Professor Jamie Craig

Matthew Flinders Distinguished Professor

College of Medicine and Public Health

place Flinders Medical Centre (6B:220.1)
GPO Box 2100, Adelaide 5001, South Australia

Professor of Ophthalmology
Director of the Flinders Centre for Ophthalmology, Eye and Vision Research
Chair and Academic Head of the Department of Ophthalmology
Flinders University College of Medicine and Public Health

Practising Consultant Ophthalmologist
NHMRC Senior Practitioner-Fellow

As Chair and Academic Head of the Department of Ophthalmology (ERA rank 5) at Flinders University and a Consultant Ophthalmologist, Professor Jamie Craig specialises in the care of patients with glaucoma, a leading cause of irreversible blindness. Professor Craig is a clinician-scientist and NHMRC Practitioner-Fellow, who translates laboratory-based research into clinical practice.

Having developed an exceptional track record in synergising clinical practice and laboratory-based research, Professor Craig’s pioneering work establishing the Australian and New Zealand Registry of Advanced Glaucoma has been critical to Australia leading the world in discovery and translation of glaucoma genetics. His clinical practice and ongoing leadership of the world’s largest glaucoma progression study enable significant translational outcomes to be achieved by more rational use of available tools, coupled with innovative concepts.

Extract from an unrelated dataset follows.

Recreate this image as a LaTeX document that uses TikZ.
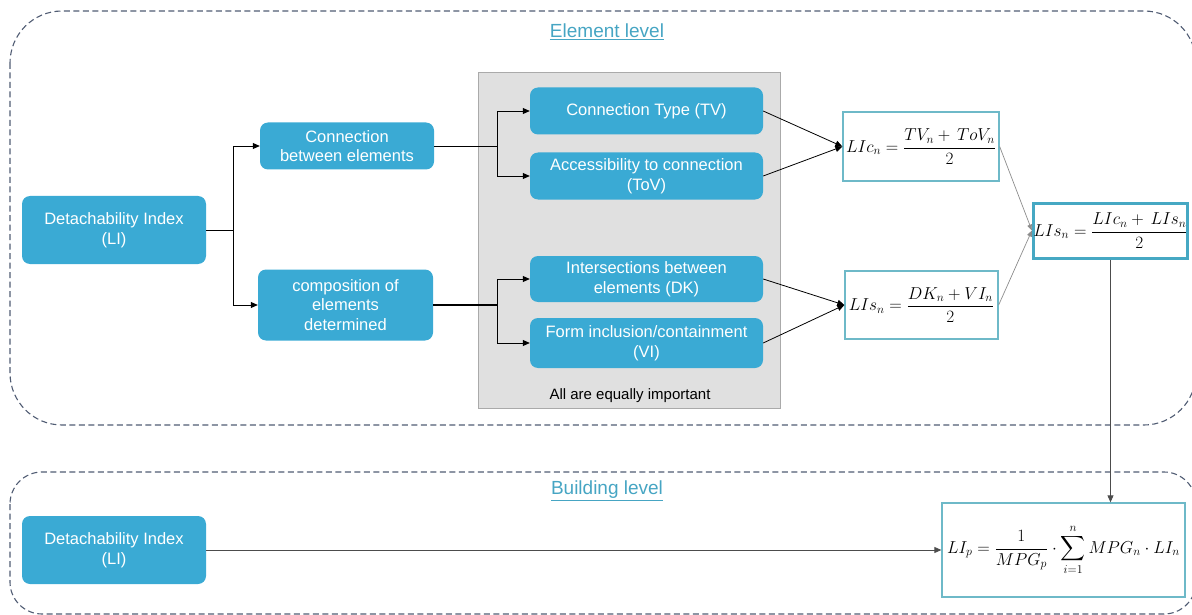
\documentclass[tikz,border=0pt]{standalone}
\usepackage{amsmath}
\usepackage{fontspec}
\usetikzlibrary{arrows.meta}
\newfontfamily\boxfont{Liberation Sans}

\definecolor{boxblue}{RGB}{58,170,212}
\definecolor{formulaedge}{RGB}{110,185,200}
\definecolor{bigedge}{RGB}{70,168,195}
\definecolor{frameedge}{RGB}{80,92,115}
\definecolor{titleblue}{RGB}{70,165,195}
\definecolor{panelfill}{RGB}{224,224,224}
\definecolor{paneledge}{RGB}{170,170,170}
\definecolor{thinline}{RGB}{140,140,140}

\tikzset{
  bluebox/.style={fill=boxblue, rounded corners=8pt, text=white, align=center,
    inner sep=0pt, font={\boxfont\fontsize{16.5}{19.5}\selectfont}},
  formulabox/.style={draw=formulaedge, line width=1.3pt, fill=white, inner sep=0pt,
    font={\fontsize{16.5}{20}\selectfont}},
  levelframe/.style={draw=frameedge, line width=1.1pt, dash pattern=on 6pt off 3.5pt},
  leveltitle/.style={text=titleblue, font={\boxfont\fontsize{19}{22}\selectfont}},
  link/.style={draw=black, line width=0.8pt},
  linkarrow/.style={link, -{Triangle[length=7pt,width=6pt]}},
  softarrow/.style={draw=thinline, line width=0.7pt, -{Triangle[length=6pt,width=5pt]}}
}

\begin{document}
\begin{tikzpicture}[x=1pt,y=-1pt]
\useasboundingbox (0,0) rectangle (1192,615);

% level frames
\draw[levelframe, rounded corners=52pt] (10,11) rectangle (1196,425);
\draw[levelframe, rounded corners=32pt] (10,472) rectangle (1196,614);
\node[leveltitle] (elemtitle) at (607,32) {\underline{Element level}};
\node[leveltitle] (buildtitle) at (607,491) {\underline{Building level}};

% grey panel holding the four criteria
\node[draw=paneledge, fill=panelfill, line width=0.8pt, minimum width=302pt,
      minimum height=336pt, inner sep=0pt] (panel) at (629,240) {};
\node[font={\boxfont\fontsize{15}{18}\selectfont}] (equal) at (630,396) {All are equally important};

% element level boxes
\node[bluebox, minimum width=184pt, minimum height=68pt] (litop) at (114,230) {Detachability Index\\(LI)};
\node[bluebox, minimum width=174pt, minimum height=47pt] (conn) at (347,146) {Connection\\between elements};
\node[bluebox, minimum width=175pt, minimum height=71pt] (comp) at (345.5,305) {composition of\\elements\\determined};

\node[bluebox, minimum width=233pt, minimum height=47pt] (tv)  at (646.5,111) {Connection Type (TV)};
\node[bluebox, minimum width=233pt, minimum height=47pt] (tov) at (646.5,176) {Accessibility to connection\\(ToV)};
\node[bluebox, minimum width=233pt, minimum height=46pt] (dk)  at (646.5,279) {Intersections between\\elements (DK)};
\node[bluebox, minimum width=233pt, minimum height=50pt] (vi)  at (646.5,343) {Form inclusion/containment\\(VI)};

% formulas
\node[formulabox, minimum width=156pt, minimum height=69pt] (lic) at (921,146.5)
  {$\displaystyle LIc_n = \frac{TV_n +\, ToV_n}{2}$};
\node[formulabox, minimum width=153pt, minimum height=68pt] (lis) at (921.5,305)
  {$\displaystyle LIs_n = \frac{DK_n + VI_n}{2}$};
\node[formulabox, draw=bigedge, line width=3pt, minimum width=153pt, minimum height=55pt] (lisbig) at (1110.5,230.5)
  {$\displaystyle LIs_n = \frac{LIc_n +\, LIs_n}{2}$};

% building level
\node[bluebox, minimum width=184pt, minimum height=68pt] (libot) at (114,550) {Detachability Index\\(LI)};
\node[formulabox, minimum width=243pt, minimum height=94pt] (lip) at (1063.5,550)
  {$\displaystyle LI_p = \frac{1}{MPG_p}\cdot\sum_{i=1}^{n} MPG_n\cdot LI_n$};

% branching connectors
\coordinate (j1) at (233,230);
\coordinate (j2) at (497,146);
\coordinate (j3) at (497,305);
\draw[link] (litop.east) -- (j1);
\draw[linkarrow] (j1) |- (conn.west);
\draw[linkarrow] (j1) |- (comp.west);
\draw[link] (conn.east) -- (j2);
\draw[linkarrow] (j2) |- (tv.west);
\draw[linkarrow] (j2) |- (tov.west);
\draw[link, line width=1.2pt] (comp.east) -- (j3);
\draw[linkarrow] (j3) |- (dk.west);
\draw[linkarrow] (j3) |- (vi.west);

% criteria into formulas
\draw[linkarrow] (tv.east) -- (lic.west);
\draw[linkarrow] (tov.east) -- (lic.west);
\draw[linkarrow] (dk.east) -- (lis.west);
\draw[linkarrow] (vi.east) -- (lis.west);
\draw[softarrow] (lic.east) -- (lisbig.west);
\draw[softarrow] (lis.east) -- (lisbig.west);

% element level result feeds the building level
\draw[linkarrow, draw=black!70] (lisbig.south) -- (lisbig.south |- lip.north);
\draw[linkarrow, draw=black!70] (libot.east) -- (lip.west);
\end{tikzpicture}
\end{document}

Honours, awards and grants

Awards

  • Shaffer Grant Award, Glaucoma Research Foundation, 2008
  • ARVO/Alcon Clinician Scientist Research Award, Association for Vision Research and Ophthalmology, 2008
  • Senior author, Best poster presentation annual RANZCO Scientific Meeting, 2006 & 2005
  • Pharmacia Award, Best presentation at FRANZCO Annual Scientific meeting, 2001
  • McBride-White Medal, Best presentation, Melbourne Ophthalmic Alumni meeting, Royal Victorian Eye and Ear Hospital, 2000 & 1999
  • Ian Potter Travel Grant, Ian Potter Foundation, 1999
  • Glaucoma Research Foundation ARVO Travel Fellowship Grant, The Association for Research in Vision and Ophthalmology (ARVO), 1997
  • Atkinson Scholarship, Pembroke College, Oxford, 1993
  • Junior Research Fellowship, Wolfson College, Oxford, 1993
  • Nuffield Dominions Medical Fellowship, University of Oxford, 1991
  • Reginal Walker Scholarship for Medical Research, University of Adelaide, 1991

Prizes

  • Faulding/Royal Australian College of General Practitioner Student Prize for Community Medicine, 1990
  • Lister Medal for the student most distinguished in Clinical Surgery, University of Adelaide, 1989
  • Archibald Watson Prize, Candidate who shows the greatest merit in the Distinction Viva in Surgery, University of Adelaide, 1989
  • William Gardner Scholarship for Surgery, University of Adelaide, 1989
  • Frank S Hone Memorial Prize, first place in the subject of Medicine, University of Adelaide, 1989
  • Everard Scholarship, first place in the final examinations, University of Adelaide, 1989
  • Ciba-Geigy Prize for the student who obtains the best results in the sixth year examination, University of Adelaide, 1989
  • Ian Furler Prize for Obstetrics and Gynaecology, University of Adelaide, 1988
  • Keith Sheridan Prize for the best overall performance in the 5th year examinations, University of Adelaide, 1988
  • The J B Cleland Prize for Pathology, University of Adelaide, 1987
  • Undergraduates Prize  Royal Australian College of Ophthalmologists, 1987
  • The Junior Roche Products Prize for Pharmacology, University of Adelaide, 1987


Fellowship

  • Fellow Royal Australian and New Zealand College of Ophthalmologists (FRANZCO), 2002
Research interests

Research interests include the genetic susceptibility to all forms of glaucoma, and other eye diseases. Professor Craig has made important discoveries on the genetic basis of glaucoma using a pioneering International Registry of cases of vision loss. This approach led to genome-wide association studies identifying multiple genes associated with glaucoma susceptibility. These discoveries are now moving into the clinic as risk profiling for individuals becomes a reality.

Other research areas of interest include congenital and adult onset cataract, and the successful establishment of animal models for cataract and corneal dystrophies. Pioneering work has been performed for the disease Pseudoexoliation syndrome (PEX), in which Professor Craig’s team have used state of the art proteomic and imaging strategies to identify novel protein constituents. For PEX and cataract the team has established models exploring gene:environment interactions. Current research directions are exploring the translation of genetic risk profiles for glaucoma and diabetic retinopathy into clinical practice.